--- Start ---

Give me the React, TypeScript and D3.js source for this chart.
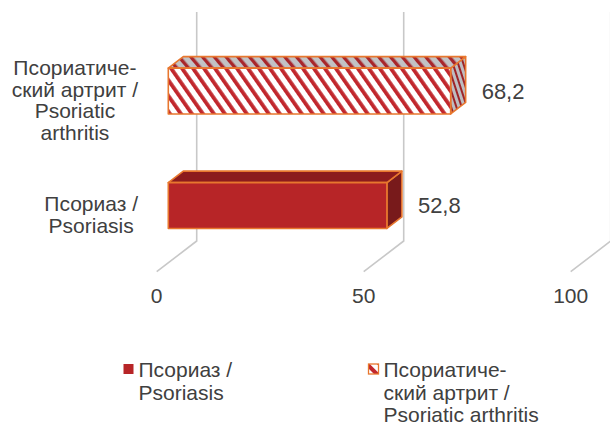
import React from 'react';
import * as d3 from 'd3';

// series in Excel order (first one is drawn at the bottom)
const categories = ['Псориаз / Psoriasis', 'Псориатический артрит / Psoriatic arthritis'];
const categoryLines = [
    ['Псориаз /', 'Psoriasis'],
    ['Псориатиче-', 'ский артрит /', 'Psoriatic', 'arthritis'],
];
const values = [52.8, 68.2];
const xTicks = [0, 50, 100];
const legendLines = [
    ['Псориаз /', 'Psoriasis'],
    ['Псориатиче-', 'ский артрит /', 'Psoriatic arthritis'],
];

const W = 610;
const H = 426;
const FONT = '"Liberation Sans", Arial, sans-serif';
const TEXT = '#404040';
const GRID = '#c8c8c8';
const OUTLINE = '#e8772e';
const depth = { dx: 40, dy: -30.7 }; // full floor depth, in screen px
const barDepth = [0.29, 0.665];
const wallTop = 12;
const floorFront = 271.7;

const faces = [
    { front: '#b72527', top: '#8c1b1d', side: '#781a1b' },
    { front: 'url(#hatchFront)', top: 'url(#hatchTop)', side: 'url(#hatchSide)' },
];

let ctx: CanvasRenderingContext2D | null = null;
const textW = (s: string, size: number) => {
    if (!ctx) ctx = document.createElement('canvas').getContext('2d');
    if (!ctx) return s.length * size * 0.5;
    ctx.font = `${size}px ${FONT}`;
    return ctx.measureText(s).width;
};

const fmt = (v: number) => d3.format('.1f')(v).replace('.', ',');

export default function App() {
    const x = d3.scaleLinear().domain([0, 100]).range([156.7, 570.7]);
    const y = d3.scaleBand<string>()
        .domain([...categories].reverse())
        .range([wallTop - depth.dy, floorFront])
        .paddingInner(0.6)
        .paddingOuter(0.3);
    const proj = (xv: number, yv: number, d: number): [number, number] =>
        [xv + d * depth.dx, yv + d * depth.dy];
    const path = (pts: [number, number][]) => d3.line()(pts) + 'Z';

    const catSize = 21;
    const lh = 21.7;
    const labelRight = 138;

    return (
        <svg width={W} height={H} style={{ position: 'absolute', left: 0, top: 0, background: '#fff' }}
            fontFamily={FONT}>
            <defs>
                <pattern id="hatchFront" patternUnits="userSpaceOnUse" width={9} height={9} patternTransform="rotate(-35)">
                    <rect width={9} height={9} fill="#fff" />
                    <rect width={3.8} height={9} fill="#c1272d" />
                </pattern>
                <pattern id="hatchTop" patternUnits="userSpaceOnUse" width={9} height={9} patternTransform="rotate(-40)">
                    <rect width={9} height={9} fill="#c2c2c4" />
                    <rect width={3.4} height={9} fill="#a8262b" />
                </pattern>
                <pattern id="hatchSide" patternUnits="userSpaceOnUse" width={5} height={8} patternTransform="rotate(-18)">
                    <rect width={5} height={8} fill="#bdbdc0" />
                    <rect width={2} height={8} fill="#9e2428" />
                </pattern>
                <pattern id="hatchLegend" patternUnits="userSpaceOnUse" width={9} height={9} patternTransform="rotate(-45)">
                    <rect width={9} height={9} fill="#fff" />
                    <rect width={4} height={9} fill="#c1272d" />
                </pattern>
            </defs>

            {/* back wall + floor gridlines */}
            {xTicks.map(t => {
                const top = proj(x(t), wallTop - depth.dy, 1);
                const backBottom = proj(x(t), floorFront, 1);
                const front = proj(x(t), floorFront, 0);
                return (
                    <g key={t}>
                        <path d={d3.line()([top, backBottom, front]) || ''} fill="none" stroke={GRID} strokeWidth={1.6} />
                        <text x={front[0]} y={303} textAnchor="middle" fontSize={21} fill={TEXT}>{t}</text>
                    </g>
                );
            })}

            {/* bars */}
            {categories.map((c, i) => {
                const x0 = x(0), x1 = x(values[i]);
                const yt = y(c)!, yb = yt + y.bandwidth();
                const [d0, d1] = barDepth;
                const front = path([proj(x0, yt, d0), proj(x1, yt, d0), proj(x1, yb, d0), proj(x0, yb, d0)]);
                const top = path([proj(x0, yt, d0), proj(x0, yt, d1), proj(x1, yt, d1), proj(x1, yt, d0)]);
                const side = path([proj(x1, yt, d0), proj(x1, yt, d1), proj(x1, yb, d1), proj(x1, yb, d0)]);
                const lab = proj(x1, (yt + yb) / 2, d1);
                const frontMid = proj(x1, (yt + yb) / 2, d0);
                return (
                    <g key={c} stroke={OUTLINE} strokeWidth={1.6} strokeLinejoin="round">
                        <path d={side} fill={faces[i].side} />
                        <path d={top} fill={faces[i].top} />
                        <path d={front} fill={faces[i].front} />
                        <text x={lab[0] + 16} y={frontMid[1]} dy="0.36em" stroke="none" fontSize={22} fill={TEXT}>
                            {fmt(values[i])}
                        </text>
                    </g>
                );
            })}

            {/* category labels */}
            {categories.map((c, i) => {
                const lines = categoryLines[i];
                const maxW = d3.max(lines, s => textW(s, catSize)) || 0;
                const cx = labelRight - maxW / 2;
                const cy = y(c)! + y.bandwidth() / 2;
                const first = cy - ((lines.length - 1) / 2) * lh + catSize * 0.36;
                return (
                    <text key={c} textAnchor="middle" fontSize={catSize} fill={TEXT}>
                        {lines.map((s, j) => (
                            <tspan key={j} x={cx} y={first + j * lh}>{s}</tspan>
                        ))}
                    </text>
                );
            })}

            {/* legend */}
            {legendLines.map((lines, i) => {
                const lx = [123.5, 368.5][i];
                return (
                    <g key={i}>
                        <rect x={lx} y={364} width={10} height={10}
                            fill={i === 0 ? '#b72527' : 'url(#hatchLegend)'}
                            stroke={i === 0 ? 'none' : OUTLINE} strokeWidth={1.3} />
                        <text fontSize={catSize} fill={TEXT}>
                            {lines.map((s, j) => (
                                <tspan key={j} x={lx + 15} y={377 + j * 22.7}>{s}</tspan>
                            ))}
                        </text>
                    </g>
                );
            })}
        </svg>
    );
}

--- End ---

### WHAT YOU WILL DO:
Where a line holds the string "React", copy that line.

### RESULT OF THIS TASK:
Give me the React, TypeScript and D3.js source for this chart.
import React from 'react';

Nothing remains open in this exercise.